Task statement: Retype, word for word, the lines from the first line of the entries through the line that holds "(3.5,0) -- (3.5,662);"; leave out the pictures.

Data extract:
******

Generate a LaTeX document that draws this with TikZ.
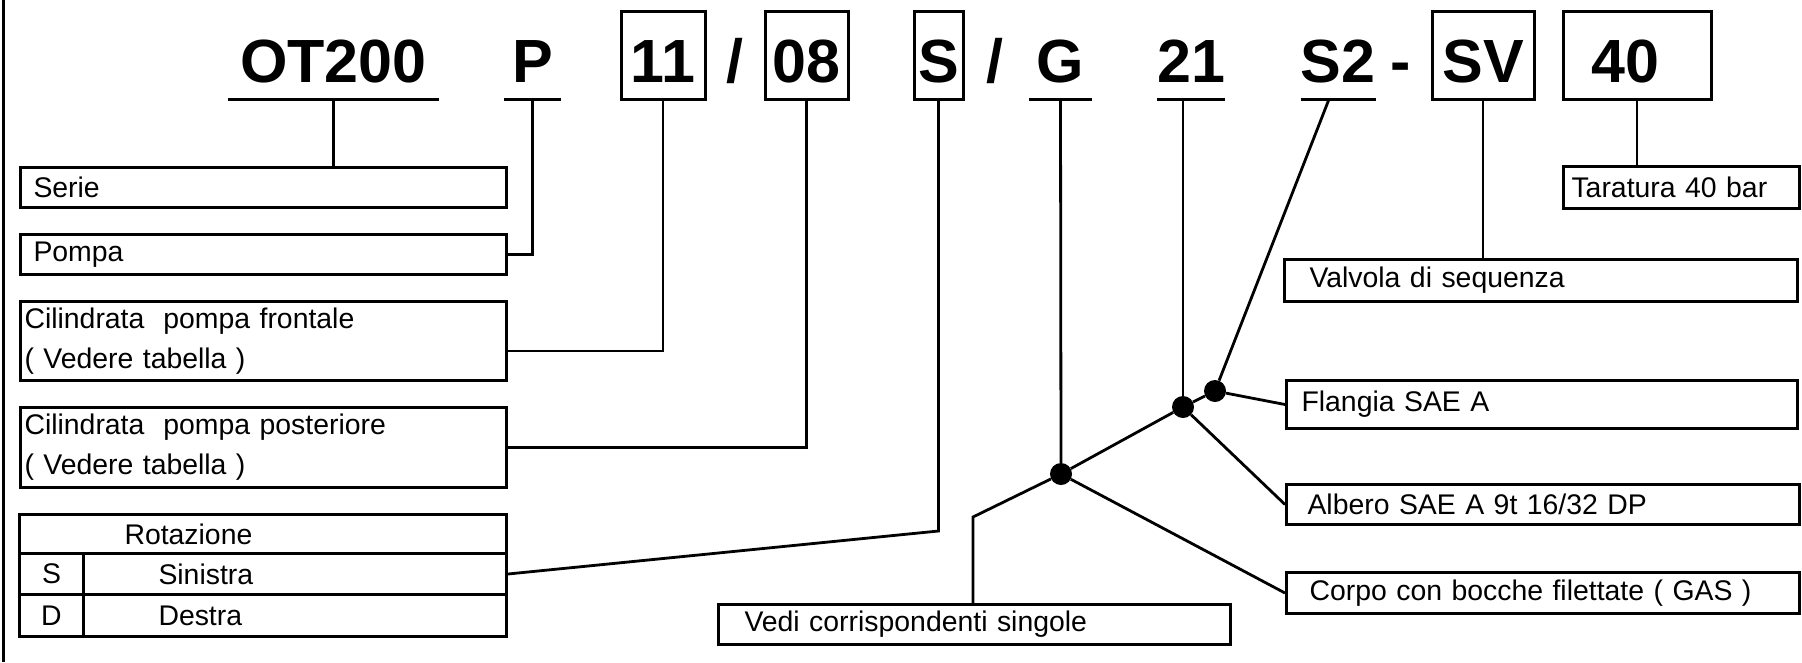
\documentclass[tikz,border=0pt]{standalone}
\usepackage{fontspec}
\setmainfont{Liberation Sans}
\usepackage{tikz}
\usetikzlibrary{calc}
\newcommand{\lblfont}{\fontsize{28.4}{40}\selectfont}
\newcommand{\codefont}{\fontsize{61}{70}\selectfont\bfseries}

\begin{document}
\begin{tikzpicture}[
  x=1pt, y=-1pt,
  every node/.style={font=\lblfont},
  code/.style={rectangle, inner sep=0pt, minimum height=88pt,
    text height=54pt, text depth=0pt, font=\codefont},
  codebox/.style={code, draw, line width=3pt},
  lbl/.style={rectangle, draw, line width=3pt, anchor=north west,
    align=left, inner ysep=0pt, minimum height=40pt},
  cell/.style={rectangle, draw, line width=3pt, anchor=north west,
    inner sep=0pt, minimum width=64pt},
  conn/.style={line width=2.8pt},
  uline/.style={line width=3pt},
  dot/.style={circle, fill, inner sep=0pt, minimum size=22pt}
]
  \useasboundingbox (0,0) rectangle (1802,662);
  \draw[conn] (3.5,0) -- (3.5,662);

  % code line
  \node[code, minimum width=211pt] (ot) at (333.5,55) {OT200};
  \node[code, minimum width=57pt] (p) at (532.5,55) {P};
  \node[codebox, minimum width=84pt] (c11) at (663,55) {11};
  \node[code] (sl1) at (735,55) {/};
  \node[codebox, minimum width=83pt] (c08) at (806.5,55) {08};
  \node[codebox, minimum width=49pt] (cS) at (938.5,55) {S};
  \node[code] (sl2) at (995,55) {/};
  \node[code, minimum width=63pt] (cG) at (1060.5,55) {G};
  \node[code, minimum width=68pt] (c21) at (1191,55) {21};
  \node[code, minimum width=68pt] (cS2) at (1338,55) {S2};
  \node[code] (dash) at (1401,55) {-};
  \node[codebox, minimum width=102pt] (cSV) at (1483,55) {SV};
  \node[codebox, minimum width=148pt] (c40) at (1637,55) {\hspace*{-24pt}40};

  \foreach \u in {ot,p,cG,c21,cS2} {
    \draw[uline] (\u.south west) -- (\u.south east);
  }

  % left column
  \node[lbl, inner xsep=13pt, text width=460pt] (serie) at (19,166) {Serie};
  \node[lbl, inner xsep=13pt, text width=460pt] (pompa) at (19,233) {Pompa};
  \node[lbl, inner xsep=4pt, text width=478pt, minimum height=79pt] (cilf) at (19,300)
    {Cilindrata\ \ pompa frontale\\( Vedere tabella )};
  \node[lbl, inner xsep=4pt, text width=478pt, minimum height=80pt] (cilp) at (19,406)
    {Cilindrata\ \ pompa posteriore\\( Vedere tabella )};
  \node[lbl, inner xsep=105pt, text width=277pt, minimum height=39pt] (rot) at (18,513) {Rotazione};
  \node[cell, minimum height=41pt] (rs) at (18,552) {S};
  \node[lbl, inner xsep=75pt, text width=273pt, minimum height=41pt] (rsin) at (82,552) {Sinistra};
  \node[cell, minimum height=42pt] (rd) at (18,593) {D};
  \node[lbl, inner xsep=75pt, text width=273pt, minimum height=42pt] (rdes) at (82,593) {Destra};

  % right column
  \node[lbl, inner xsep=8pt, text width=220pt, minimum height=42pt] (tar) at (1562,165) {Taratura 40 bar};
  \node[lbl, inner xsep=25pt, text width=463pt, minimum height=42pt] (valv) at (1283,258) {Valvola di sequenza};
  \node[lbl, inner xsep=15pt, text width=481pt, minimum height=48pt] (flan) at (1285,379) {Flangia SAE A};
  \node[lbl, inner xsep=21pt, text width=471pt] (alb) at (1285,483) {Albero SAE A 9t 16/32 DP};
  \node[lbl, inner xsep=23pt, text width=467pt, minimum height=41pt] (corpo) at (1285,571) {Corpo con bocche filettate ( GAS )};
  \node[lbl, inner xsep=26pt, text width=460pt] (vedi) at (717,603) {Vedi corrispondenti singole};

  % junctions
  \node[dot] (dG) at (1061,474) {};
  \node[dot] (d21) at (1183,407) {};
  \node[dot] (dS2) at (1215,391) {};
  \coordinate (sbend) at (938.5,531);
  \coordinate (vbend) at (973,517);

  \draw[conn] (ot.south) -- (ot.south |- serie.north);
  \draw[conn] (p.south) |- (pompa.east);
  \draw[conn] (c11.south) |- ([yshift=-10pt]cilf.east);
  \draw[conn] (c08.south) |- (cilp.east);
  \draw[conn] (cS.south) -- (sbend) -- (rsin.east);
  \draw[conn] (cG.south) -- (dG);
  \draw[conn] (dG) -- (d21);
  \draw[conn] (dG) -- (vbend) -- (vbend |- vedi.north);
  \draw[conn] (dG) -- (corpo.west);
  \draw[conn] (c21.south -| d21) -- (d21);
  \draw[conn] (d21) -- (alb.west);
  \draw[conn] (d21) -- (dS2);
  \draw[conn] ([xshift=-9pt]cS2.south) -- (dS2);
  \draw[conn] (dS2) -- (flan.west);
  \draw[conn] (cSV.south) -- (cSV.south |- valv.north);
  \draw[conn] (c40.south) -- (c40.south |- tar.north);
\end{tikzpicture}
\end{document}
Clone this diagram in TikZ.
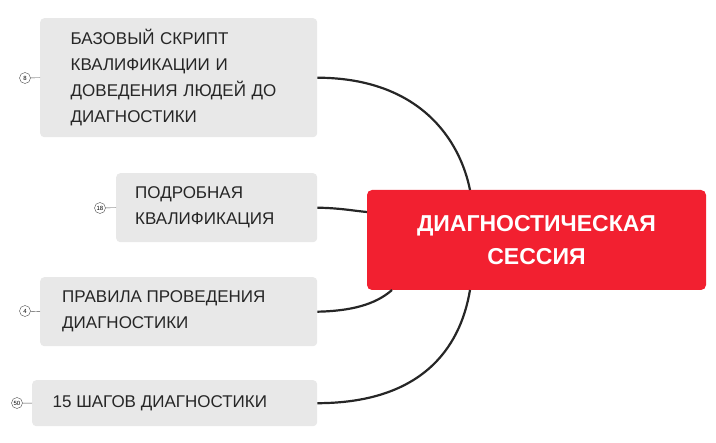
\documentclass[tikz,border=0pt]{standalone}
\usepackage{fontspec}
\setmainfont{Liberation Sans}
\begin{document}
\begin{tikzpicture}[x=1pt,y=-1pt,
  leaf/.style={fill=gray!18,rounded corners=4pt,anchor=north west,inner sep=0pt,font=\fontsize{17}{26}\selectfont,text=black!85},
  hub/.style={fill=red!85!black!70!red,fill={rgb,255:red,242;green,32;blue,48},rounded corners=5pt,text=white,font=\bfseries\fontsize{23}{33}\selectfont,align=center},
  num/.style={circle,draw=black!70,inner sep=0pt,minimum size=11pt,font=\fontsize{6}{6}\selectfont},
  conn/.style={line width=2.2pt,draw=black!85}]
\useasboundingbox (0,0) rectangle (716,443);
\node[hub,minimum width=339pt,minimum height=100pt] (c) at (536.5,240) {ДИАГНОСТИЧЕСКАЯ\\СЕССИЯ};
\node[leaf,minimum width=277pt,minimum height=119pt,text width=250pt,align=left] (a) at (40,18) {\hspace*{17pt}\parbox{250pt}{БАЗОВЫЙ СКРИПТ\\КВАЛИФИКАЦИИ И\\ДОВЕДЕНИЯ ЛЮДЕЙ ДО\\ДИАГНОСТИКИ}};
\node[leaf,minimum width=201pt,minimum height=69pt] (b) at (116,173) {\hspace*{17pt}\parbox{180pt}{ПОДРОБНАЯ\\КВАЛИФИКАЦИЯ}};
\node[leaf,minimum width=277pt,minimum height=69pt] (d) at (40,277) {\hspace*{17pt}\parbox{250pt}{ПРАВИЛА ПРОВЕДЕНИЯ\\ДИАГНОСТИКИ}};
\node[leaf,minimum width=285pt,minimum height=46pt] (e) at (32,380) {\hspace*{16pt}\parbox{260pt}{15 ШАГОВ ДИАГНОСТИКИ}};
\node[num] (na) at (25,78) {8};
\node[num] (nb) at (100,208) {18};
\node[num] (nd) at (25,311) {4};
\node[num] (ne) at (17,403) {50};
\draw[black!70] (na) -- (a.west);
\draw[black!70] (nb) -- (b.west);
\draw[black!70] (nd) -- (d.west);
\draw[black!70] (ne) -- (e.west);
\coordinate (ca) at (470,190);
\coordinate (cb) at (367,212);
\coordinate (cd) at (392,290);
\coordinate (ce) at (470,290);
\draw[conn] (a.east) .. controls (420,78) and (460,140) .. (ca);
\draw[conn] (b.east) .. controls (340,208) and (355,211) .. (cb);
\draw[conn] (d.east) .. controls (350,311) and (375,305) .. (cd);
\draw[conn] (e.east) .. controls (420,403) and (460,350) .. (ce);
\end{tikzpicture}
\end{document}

******

Response to the task:
Generate a LaTeX document that draws this with TikZ.
\documentclass[tikz,border=0pt]{standalone}
\usepackage{fontspec}
\setmainfont{Liberation Sans}
\usepackage{tikz}
\usetikzlibrary{calc}
\newcommand{\lblfont}{\fontsize{28.4}{40}\selectfont}
\newcommand{\codefont}{\fontsize{61}{70}\selectfont\bfseries}

\begin{document}
\begin{tikzpicture}[
  x=1pt, y=-1pt,
  every node/.style={font=\lblfont},
  code/.style={rectangle, inner sep=0pt, minimum height=88pt,
    text height=54pt, text depth=0pt, font=\codefont},
  codebox/.style={code, draw, line width=3pt},
  lbl/.style={rectangle, draw, line width=3pt, anchor=north west,
    align=left, inner ysep=0pt, minimum height=40pt},
  cell/.style={rectangle, draw, line width=3pt, anchor=north west,
    inner sep=0pt, minimum width=64pt},
  conn/.style={line width=2.8pt},
  uline/.style={line width=3pt},
  dot/.style={circle, fill, inner sep=0pt, minimum size=22pt}
]
  \useasboundingbox (0,0) rectangle (1802,662);
  \draw[conn] (3.5,0) -- (3.5,662);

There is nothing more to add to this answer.